_Exercise directions_. Transcribe the entries exactly; images are not part of the copy.

(Charts and diagrams as code)

## BEGIN

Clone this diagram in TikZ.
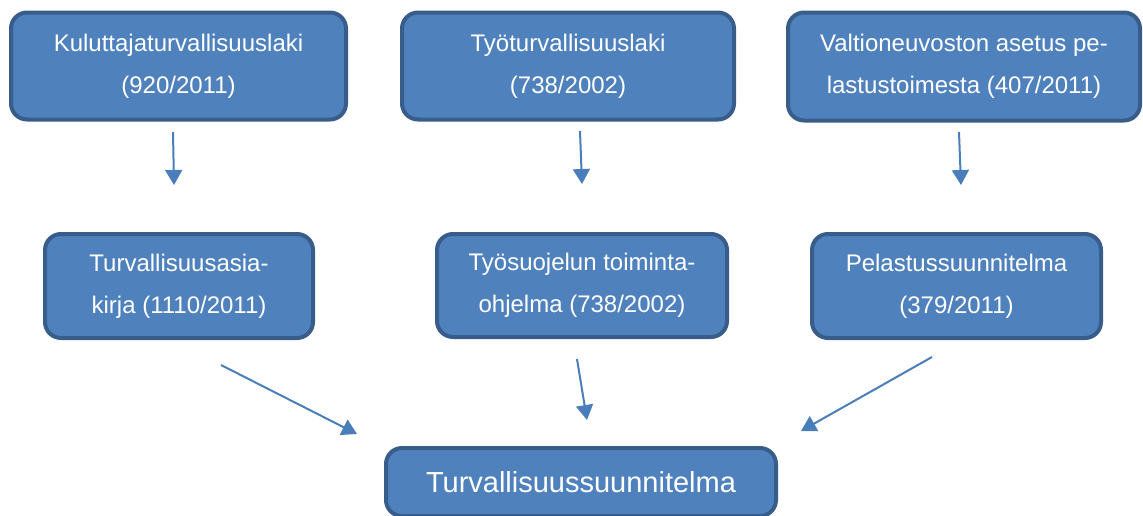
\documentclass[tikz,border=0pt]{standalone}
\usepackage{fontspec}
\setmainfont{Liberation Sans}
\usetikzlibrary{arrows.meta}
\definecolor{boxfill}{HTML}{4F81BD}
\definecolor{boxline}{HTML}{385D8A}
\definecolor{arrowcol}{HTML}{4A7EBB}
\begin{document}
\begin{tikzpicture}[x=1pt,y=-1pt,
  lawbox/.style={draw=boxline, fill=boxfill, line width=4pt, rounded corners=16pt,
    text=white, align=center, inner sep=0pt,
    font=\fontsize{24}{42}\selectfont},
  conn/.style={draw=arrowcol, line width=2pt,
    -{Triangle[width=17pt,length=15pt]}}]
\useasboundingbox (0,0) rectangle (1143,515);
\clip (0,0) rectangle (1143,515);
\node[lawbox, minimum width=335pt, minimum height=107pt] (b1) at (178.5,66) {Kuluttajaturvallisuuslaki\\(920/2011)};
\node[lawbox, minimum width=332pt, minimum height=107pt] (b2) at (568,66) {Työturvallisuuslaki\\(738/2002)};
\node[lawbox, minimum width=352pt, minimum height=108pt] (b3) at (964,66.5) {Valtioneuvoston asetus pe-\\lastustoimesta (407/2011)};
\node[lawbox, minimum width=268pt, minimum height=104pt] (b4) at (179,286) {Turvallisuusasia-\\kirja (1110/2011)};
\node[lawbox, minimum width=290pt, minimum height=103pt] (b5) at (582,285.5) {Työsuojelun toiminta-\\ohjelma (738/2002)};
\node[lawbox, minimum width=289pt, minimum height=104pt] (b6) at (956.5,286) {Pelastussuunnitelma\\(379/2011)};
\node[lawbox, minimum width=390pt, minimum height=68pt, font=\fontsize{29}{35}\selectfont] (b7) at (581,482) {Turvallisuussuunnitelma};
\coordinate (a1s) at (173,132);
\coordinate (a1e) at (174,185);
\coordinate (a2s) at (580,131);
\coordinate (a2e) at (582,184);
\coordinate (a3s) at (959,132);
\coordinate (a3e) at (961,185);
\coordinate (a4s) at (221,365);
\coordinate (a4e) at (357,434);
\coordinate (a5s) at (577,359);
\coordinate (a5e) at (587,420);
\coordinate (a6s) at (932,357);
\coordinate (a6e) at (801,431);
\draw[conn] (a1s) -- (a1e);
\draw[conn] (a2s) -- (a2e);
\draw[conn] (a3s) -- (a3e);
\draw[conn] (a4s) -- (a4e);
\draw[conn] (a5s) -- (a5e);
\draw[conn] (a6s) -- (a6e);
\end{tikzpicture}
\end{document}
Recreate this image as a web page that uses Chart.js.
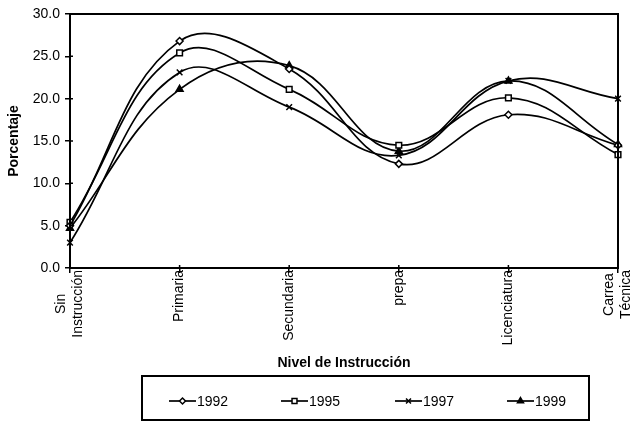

## END

_Answer to this task_.
Clone this diagram in TikZ.
\documentclass[tikz,border=0pt]{standalone}
\usepackage{fontspec}
\setmainfont{Liberation Sans}
\usetikzlibrary{arrows.meta}
\definecolor{boxfill}{HTML}{4F81BD}
\definecolor{boxline}{HTML}{385D8A}
\definecolor{arrowcol}{HTML}{4A7EBB}
\begin{document}
\begin{tikzpicture}[x=1pt,y=-1pt,
  lawbox/.style={draw=boxline, fill=boxfill, line width=4pt, rounded corners=16pt,
    text=white, align=center, inner sep=0pt,
    font=\fontsize{24}{42}\selectfont},
  conn/.style={draw=arrowcol, line width=2pt,
    -{Triangle[width=17pt,length=15pt]}}]
\useasboundingbox (0,0) rectangle (1143,515);
\clip (0,0) rectangle (1143,515);
\node[lawbox, minimum width=335pt, minimum height=107pt] (b1) at (178.5,66) {Kuluttajaturvallisuuslaki\\(920/2011)};
\node[lawbox, minimum width=332pt, minimum height=107pt] (b2) at (568,66) {Työturvallisuuslaki\\(738/2002)};
\node[lawbox, minimum width=352pt, minimum height=108pt] (b3) at (964,66.5) {Valtioneuvoston asetus pe-\\lastustoimesta (407/2011)};
\node[lawbox, minimum width=268pt, minimum height=104pt] (b4) at (179,286) {Turvallisuusasia-\\kirja (1110/2011)};
\node[lawbox, minimum width=290pt, minimum height=103pt] (b5) at (582,285.5) {Työsuojelun toiminta-\\ohjelma (738/2002)};
\node[lawbox, minimum width=289pt, minimum height=104pt] (b6) at (956.5,286) {Pelastussuunnitelma\\(379/2011)};
\node[lawbox, minimum width=390pt, minimum height=68pt, font=\fontsize{29}{35}\selectfont] (b7) at (581,482) {Turvallisuussuunnitelma};
\coordinate (a1s) at (173,132);
\coordinate (a1e) at (174,185);
\coordinate (a2s) at (580,131);
\coordinate (a2e) at (582,184);
\coordinate (a3s) at (959,132);
\coordinate (a3e) at (961,185);
\coordinate (a4s) at (221,365);
\coordinate (a4e) at (357,434);
\coordinate (a5s) at (577,359);
\coordinate (a5e) at (587,420);
\coordinate (a6s) at (932,357);
\coordinate (a6e) at (801,431);
\draw[conn] (a1s) -- (a1e);
\draw[conn] (a2s) -- (a2e);
\draw[conn] (a3s) -- (a3e);
\draw[conn] (a4s) -- (a4e);
\draw[conn] (a5s) -- (a5e);
\draw[conn] (a6s) -- (a6e);
\end{tikzpicture}
\end{document}
Recreate this image as a web page that uses Chart.js.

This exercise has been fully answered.